The roots of my dissertation can be seen in a little blog I wrote back when Next Step first got off the ground. At the time I was reading a little book of essays I received from my husband John called, A Writer’s Paris: a Guided Journey for the Creative Soul by Eric Maisel. There’s a particularly meaningful section in which he talks about the footbridges of Paris. Bridges in Paris aren’t miles long & clogged with traffic, although there are some that are purely functional – all steel and cement. Most of them, however, are short & sweet, inviting a lingering stroll with a relaxed stop to watch the world go by. Many have been there for hundreds of years, evolving from footbridges, to heavily trafficked pathways & back to pedestrian walkways.

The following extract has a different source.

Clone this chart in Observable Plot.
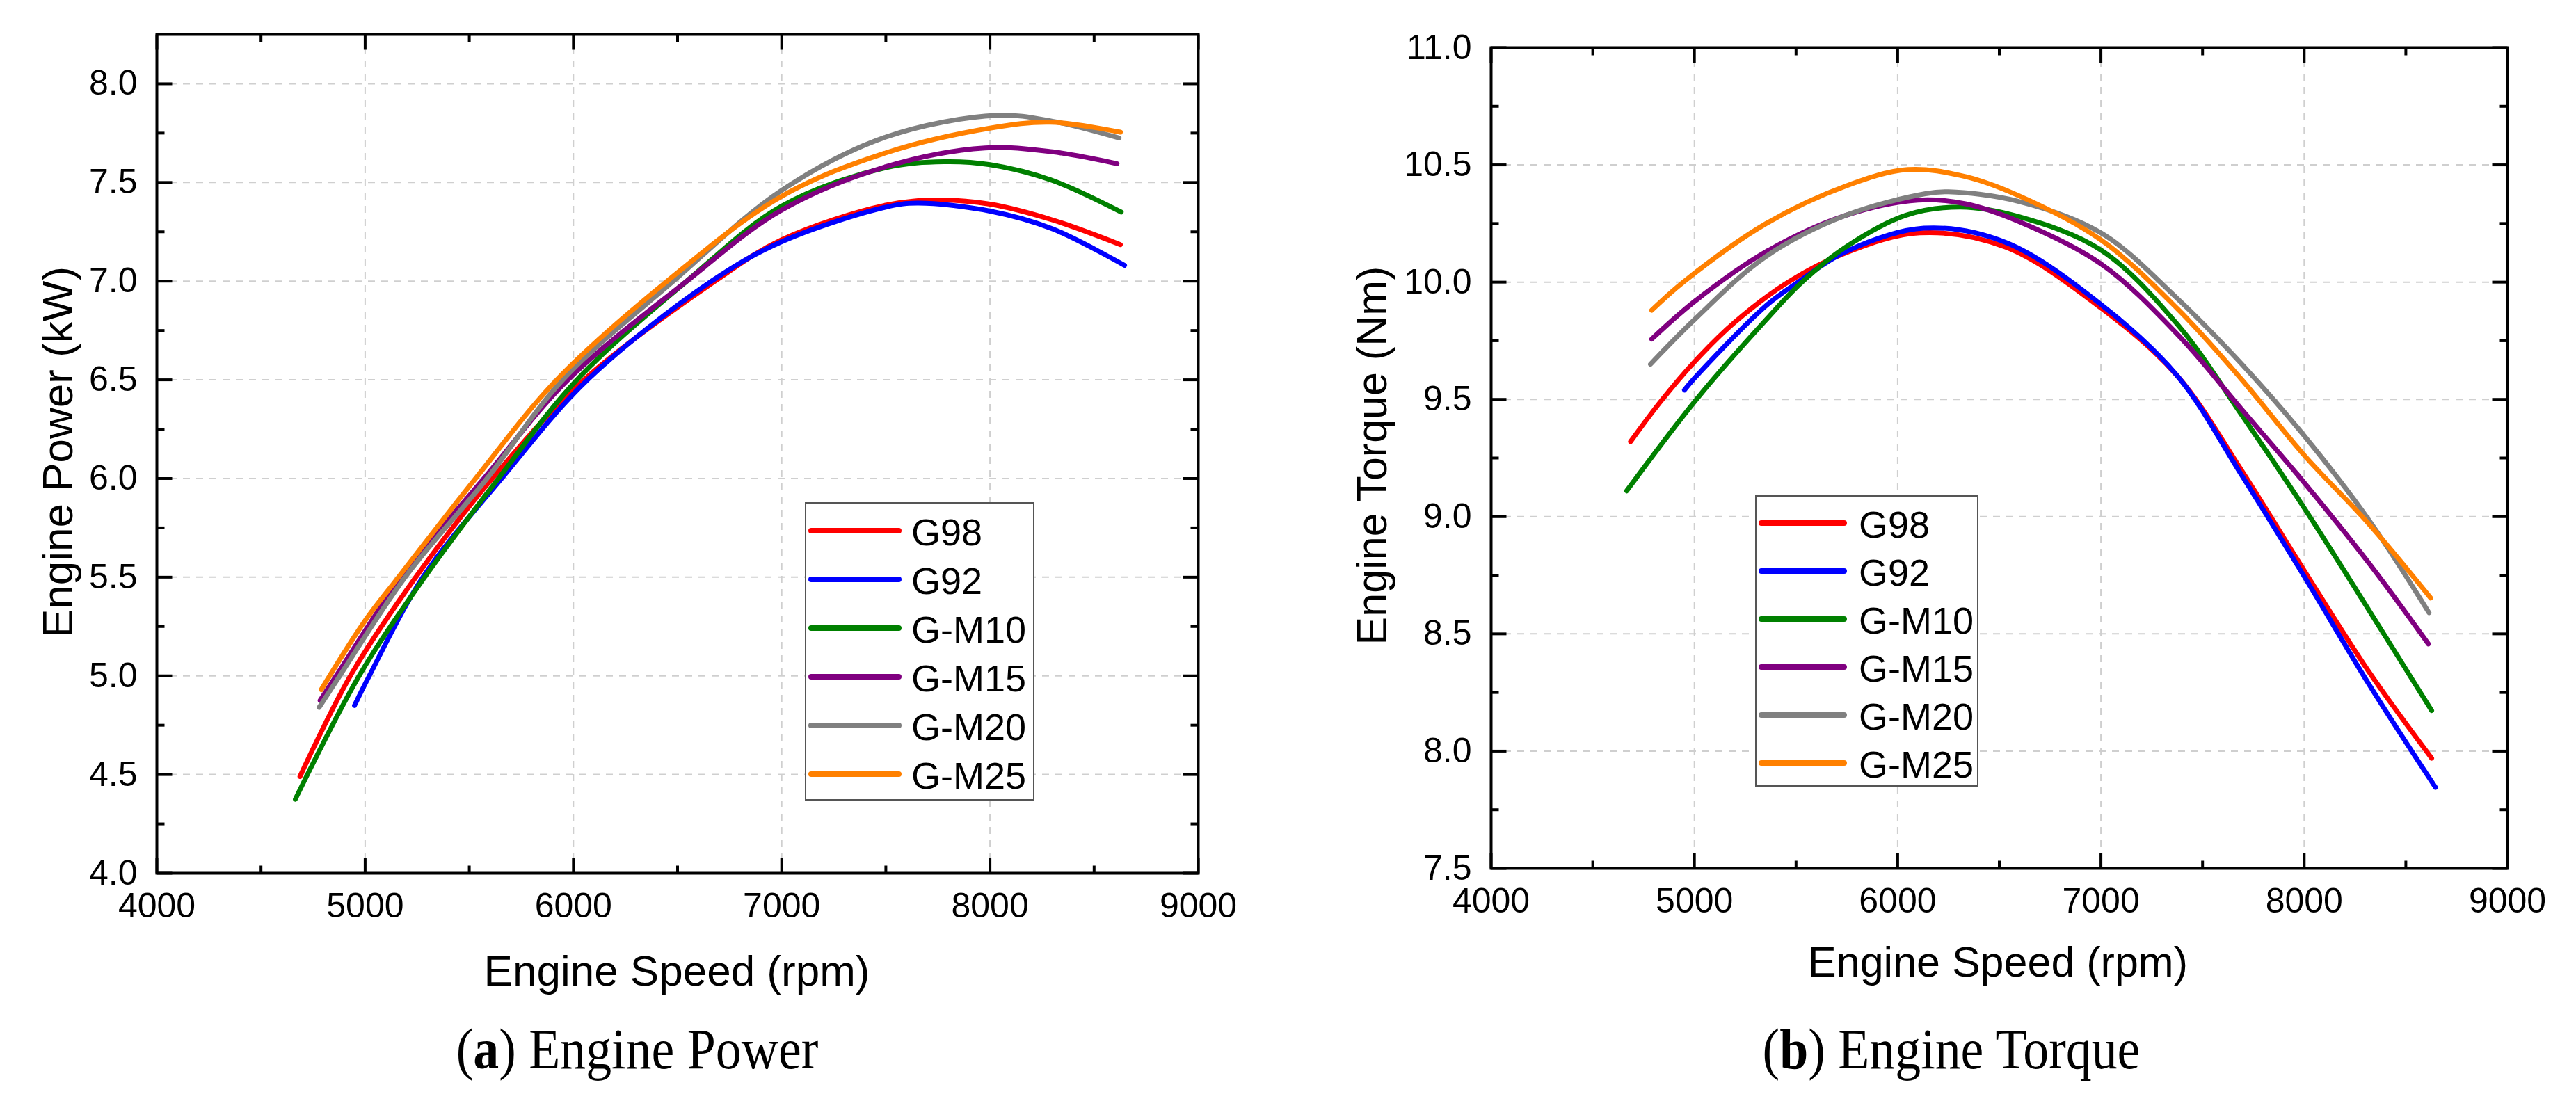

Looking back, I believe this little essay by Maisel crystallized my thinking about evangelism & faith sharing – a fact that I’m sure would completely surprise him. It started me thinking about bridges – they’re fascinating things. I remember seeing the Golden Gate Bridge in San Francisco, for the first time.  What an awesome construction! And the Brooklyn Bridge in New York, with all its lights. The awesomeness of these bridges reminded me of the awesomeness of the task of sharing the good news of Jesus Christ with others. The gulf we need to cross can seem so great – a huge gap between our experience of the love & acceptance we receive in Jesus Christ & the experience of suspicion & rejection we often experience in the world.

Pont Saint Louis

But then I returned to Maisel’s words about the bridges of Paris & that was when it seemed to fall together for me somehow because he taught me something about scale. Speaking of writers he says, “You want to show a war, but you must show a battle instead. You want to prove the greatness of a great love, but you can’t do it through hyperbole – you can only do it by a careful noticing of the way your lovers hold hands.” He goes on to recount a time when he found himself on the Pont Saint Louis near a thirty year old man & his sixty year old mother. The son was pouring out his heart to his mother. After describing their conversation, Maisel says, “The setting has allowed him to speak. This conversation never could have occurred in their living room, at the supermarket, or at the Louvre. This bridge creates a place safe enough for a boy to speak to his mother.”

Maisel is right.  It’s not about the awesomeness of the bridges. It’s about the intimacy. It’s about the way the footbridge subtly draws you to the middle to stop & absorb what’s going on around you, to see how the water flows, how the streets lead to & from, how the buildings grow up & out. In reading Maisel, I realized the direction I needed to go with my own work & writing. I realized that we don’t make connections between our experience of being in relationship with Jesus Christ & the experience of the rest of the world through massive efforts & structures.  I realized that it’s about the intimacy of crossing a footbridge to meet another in the middle. It’s not about creating grand strategies & programs – it’s about making connections of love & trust in the individual relationships we encounter in our daily lives. It’s not about proving the great love God has shown in Jesus Christ through hyperbole, but by noticing the way Jesus comes to us as a lover – holding our hand, easing our fears, forgiving our faults & shortcomings – loving us anyway. And more than anything else, it’s about creating places like the bridge where the son was able to talk with his mother, places that are safe enough for us to talk about our faith, the meaning that it has brought to our lives, the difference Jesus Christ has made in our experience of the world.

The questions are as real now as they were back when I wrote that original little blog. What bridges are we able to create in our lives? What next step do we need to take to create places that are safe enough for us to talk about the deep things of our heart? What person in your life is quietly awaiting an opportunity to meet you in the middle of a bridge, to make a connection, to deepen a relationship, to hear or speak a word of faith & hope & love?